[GOAL]: Write out the records word for word, with no pictures.

[SOURCE RECORDS]:
════════════════════

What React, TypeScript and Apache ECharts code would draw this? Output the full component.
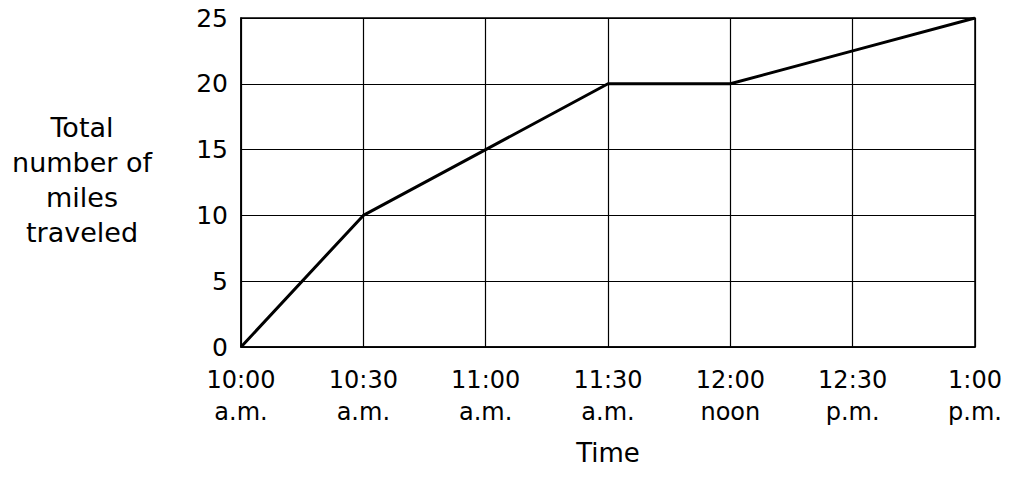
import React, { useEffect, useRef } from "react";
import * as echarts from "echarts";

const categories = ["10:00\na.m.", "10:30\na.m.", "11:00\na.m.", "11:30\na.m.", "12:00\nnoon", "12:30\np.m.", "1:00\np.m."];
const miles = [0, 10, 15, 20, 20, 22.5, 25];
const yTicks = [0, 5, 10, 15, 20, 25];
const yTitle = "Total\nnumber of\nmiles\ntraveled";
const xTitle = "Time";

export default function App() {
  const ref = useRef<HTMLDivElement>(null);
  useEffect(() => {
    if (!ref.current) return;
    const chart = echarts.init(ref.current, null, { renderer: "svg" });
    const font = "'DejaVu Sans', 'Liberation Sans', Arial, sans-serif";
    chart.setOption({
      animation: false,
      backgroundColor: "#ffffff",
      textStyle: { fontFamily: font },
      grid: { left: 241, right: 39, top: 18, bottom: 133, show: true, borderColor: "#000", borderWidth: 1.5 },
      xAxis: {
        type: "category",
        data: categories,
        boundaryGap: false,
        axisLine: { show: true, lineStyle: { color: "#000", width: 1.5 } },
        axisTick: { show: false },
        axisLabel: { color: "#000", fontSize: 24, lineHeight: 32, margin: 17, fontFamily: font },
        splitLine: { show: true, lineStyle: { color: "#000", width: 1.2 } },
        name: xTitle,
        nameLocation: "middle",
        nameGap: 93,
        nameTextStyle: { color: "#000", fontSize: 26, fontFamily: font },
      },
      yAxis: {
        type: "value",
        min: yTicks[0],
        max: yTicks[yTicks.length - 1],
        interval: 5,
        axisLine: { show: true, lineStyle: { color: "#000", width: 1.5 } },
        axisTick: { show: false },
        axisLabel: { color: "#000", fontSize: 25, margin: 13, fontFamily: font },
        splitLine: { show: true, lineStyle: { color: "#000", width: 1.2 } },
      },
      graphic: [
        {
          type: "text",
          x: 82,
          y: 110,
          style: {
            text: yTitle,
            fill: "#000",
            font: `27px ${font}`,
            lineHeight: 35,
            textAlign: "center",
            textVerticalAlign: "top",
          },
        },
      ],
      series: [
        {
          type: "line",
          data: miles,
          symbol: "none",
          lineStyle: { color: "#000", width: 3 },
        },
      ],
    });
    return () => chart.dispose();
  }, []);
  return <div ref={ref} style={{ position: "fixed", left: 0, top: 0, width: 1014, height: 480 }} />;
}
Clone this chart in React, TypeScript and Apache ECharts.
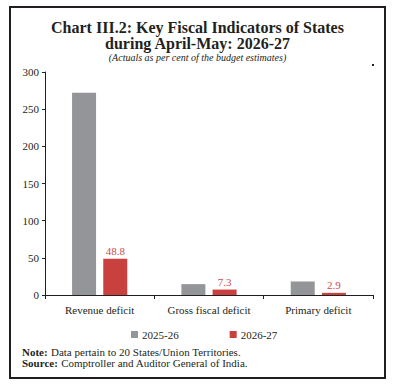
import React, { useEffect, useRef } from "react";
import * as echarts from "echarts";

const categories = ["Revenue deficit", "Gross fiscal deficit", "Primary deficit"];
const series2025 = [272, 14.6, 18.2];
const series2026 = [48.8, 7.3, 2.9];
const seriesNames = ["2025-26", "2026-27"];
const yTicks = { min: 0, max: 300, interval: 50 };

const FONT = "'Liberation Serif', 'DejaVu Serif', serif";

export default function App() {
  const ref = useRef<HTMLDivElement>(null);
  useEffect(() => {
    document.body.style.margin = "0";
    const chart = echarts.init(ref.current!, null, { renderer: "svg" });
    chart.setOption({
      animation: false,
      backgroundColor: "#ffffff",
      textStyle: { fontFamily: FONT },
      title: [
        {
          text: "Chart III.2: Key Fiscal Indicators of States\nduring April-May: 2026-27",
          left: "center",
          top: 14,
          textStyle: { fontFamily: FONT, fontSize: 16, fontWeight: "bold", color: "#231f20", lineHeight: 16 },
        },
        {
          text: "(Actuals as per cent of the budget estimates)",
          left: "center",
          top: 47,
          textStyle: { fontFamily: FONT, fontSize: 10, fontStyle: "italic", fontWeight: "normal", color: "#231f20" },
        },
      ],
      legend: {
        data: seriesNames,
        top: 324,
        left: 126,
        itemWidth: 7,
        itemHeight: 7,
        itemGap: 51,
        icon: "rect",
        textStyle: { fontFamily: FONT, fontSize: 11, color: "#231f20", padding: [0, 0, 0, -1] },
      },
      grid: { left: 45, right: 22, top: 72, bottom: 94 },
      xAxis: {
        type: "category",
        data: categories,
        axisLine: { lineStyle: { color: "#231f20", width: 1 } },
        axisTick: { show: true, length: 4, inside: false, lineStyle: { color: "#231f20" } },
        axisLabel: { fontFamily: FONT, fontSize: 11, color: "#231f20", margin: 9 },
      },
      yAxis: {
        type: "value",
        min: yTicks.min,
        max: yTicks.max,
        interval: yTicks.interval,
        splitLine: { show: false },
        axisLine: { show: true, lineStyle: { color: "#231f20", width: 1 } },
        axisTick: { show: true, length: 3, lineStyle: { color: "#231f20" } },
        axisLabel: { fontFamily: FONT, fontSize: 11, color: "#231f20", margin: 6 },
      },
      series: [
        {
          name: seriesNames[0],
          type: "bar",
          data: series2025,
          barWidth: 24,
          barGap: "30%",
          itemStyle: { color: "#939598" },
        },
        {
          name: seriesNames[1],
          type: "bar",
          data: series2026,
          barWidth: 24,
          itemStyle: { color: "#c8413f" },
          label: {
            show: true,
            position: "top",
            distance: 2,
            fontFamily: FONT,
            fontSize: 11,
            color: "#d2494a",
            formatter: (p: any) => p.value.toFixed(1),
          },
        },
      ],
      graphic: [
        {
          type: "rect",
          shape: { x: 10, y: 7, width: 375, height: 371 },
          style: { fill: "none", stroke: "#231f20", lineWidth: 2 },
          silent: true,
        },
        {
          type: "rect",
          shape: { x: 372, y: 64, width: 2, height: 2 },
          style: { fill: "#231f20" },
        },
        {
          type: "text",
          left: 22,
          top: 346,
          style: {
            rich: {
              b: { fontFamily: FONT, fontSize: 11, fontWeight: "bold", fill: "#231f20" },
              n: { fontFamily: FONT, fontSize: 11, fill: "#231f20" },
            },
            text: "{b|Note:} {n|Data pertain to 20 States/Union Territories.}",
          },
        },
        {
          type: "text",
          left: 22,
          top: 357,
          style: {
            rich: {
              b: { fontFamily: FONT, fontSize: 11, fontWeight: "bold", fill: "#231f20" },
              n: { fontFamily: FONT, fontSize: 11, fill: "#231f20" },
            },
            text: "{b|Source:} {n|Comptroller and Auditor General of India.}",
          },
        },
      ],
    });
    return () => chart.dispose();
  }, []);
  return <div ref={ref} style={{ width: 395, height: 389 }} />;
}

════════════════════

[PROBLEM SOLUTION]:
What React, TypeScript and Apache ECharts code would draw this? Output the full component.
import React, { useEffect, useRef } from "react";
import * as echarts from "echarts";

const categories = ["10:00\na.m.", "10:30\na.m.", "11:00\na.m.", "11:30\na.m.", "12:00\nnoon", "12:30\np.m.", "1:00\np.m."];
const miles = [0, 10, 15, 20, 20, 22.5, 25];
const yTicks = [0, 5, 10, 15, 20, 25];
const yTitle = "Total\nnumber of\nmiles\ntraveled";
const xTitle = "Time";

export default function App() {
  const ref = useRef<HTMLDivElement>(null);
  useEffect(() => {
    if (!ref.current) return;
    const chart = echarts.init(ref.current, null, { renderer: "svg" });
    const font = "'DejaVu Sans', 'Liberation Sans', Arial, sans-serif";
    chart.setOption({
      animation: false,
      backgroundColor: "#ffffff",
      textStyle: { fontFamily: font },
      grid: { left: 241, right: 39, top: 18, bottom: 133, show: true, borderColor: "#000", borderWidth: 1.5 },
      xAxis: {
        type: "category",
        data: categories,
        boundaryGap: false,
        axisLine: { show: true, lineStyle: { color: "#000", width: 1.5 } },
        axisTick: { show: false },
        axisLabel: { color: "#000", fontSize: 24, lineHeight: 32, margin: 17, fontFamily: font },
        splitLine: { show: true, lineStyle: { color: "#000", width: 1.2 } },
        name: xTitle,
        nameLocation: "middle",
        nameGap: 93,
        nameTextStyle: { color: "#000", fontSize: 26, fontFamily: font },
      },
      yAxis: {
        type: "value",
        min: yTicks[0],
        max: yTicks[yTicks.length - 1],
        interval: 5,
        axisLine: { show: true, lineStyle: { color: "#000", width: 1.5 } },
        axisTick: { show: false },
        axisLabel: { color: "#000", fontSize: 25, margin: 13, fontFamily: font },
        splitLine: { show: true, lineStyle: { color: "#000", width: 1.2 } },
      },
      graphic: [
        {
          type: "text",
          x: 82,
          y: 110,
          style: {
            text: yTitle,
            fill: "#000",
            font: `27px ${font}`,
            lineHeight: 35,
            textAlign: "center",
            textVerticalAlign: "top",
          },
        },
      ],
      series: [
        {
          type: "line",
          data: miles,
          symbol: "none",
          lineStyle: { color: "#000", width: 3 },
        },
      ],
    });
    return () => chart.dispose();
  }, []);
  return <div ref={ref} style={{ position: "fixed", left: 0, top: 0, width: 1014, height: 480 }} />;
}
Clone this chart in React, TypeScript and Apache ECharts.
import React, { useEffect, useRef } from "react";
import * as echarts from "echarts";

const categories = ["Revenue deficit", "Gross fiscal deficit", "Primary deficit"];
const series2025 = [272, 14.6, 18.2];
const series2026 = [48.8, 7.3, 2.9];
const seriesNames = ["2025-26", "2026-27"];
const yTicks = { min: 0, max: 300, interval: 50 };

const FONT = "'Liberation Serif', 'DejaVu Serif', serif";

export default function App() {
  const ref = useRef<HTMLDivElement>(null);
  useEffect(() => {
    document.body.style.margin = "0";
    const chart = echarts.init(ref.current!, null, { renderer: "svg" });
    chart.setOption({
      animation: false,
      backgroundColor: "#ffffff",
      textStyle: { fontFamily: FONT },
      title: [
        {
          text: "Chart III.2: Key Fiscal Indicators of States\nduring April-May: 2026-27",
          left: "center",
          top: 14,
          textStyle: { fontFamily: FONT, fontSize: 16, fontWeight: "bold", color: "#231f20", lineHeight: 16 },
        },
        {
          text: "(Actuals as per cent of the budget estimates)",
          left: "center",
          top: 47,
          textStyle: { fontFamily: FONT, fontSize: 10, fontStyle: "italic", fontWeight: "normal", color: "#231f20" },
        },
      ],
      legend: {
        data: seriesNames,
        top: 324,
        left: 126,
        itemWidth: 7,
        itemHeight: 7,
        itemGap: 51,
        icon: "rect",
        textStyle: { fontFamily: FONT, fontSize: 11, color: "#231f20", padding: [0, 0, 0, -1] },
      },
      grid: { left: 45, right: 22, top: 72, bottom: 94 },
      xAxis: {
        type: "category",
        data: categories,
        axisLine: { lineStyle: { color: "#231f20", width: 1 } },
        axisTick: { show: true, length: 4, inside: false, lineStyle: { color: "#231f20" } },
        axisLabel: { fontFamily: FONT, fontSize: 11, color: "#231f20", margin: 9 },
      },
      yAxis: {
        type: "value",
        min: yTicks.min,
        max: yTicks.max,
        interval: yTicks.interval,
        splitLine: { show: false },
        axisLine: { show: true, lineStyle: { color: "#231f20", width: 1 } },
        axisTick: { show: true, length: 3, lineStyle: { color: "#231f20" } },
        axisLabel: { fontFamily: FONT, fontSize: 11, color: "#231f20", margin: 6 },
      },
      series: [
        {
          name: seriesNames[0],
          type: "bar",
          data: series2025,
          barWidth: 24,
          barGap: "30%",
          itemStyle: { color: "#939598" },
        },
        {
          name: seriesNames[1],
          type: "bar",
          data: series2026,
          barWidth: 24,
          itemStyle: { color: "#c8413f" },
          label: {
            show: true,
            position: "top",
            distance: 2,
            fontFamily: FONT,
            fontSize: 11,
            color: "#d2494a",
            formatter: (p: any) => p.value.toFixed(1),
          },
        },
      ],
      graphic: [
        {
          type: "rect",
          shape: { x: 10, y: 7, width: 375, height: 371 },
          style: { fill: "none", stroke: "#231f20", lineWidth: 2 },
          silent: true,
        },
        {
          type: "rect",
          shape: { x: 372, y: 64, width: 2, height: 2 },
          style: { fill: "#231f20" },
        },
        {
          type: "text",
          left: 22,
          top: 346,
          style: {
            rich: {
              b: { fontFamily: FONT, fontSize: 11, fontWeight: "bold", fill: "#231f20" },
              n: { fontFamily: FONT, fontSize: 11, fill: "#231f20" },
            },
            text: "{b|Note:} {n|Data pertain to 20 States/Union Territories.}",
          },
        },
        {
          type: "text",
          left: 22,
          top: 357,
          style: {
            rich: {
              b: { fontFamily: FONT, fontSize: 11, fontWeight: "bold", fill: "#231f20" },
              n: { fontFamily: FONT, fontSize: 11, fill: "#231f20" },
            },
            text: "{b|Source:} {n|Comptroller and Auditor General of India.}",
          },
        },
      ],
    });
    return () => chart.dispose();
  }, []);
  return <div ref={ref} style={{ width: 395, height: 389 }} />;
}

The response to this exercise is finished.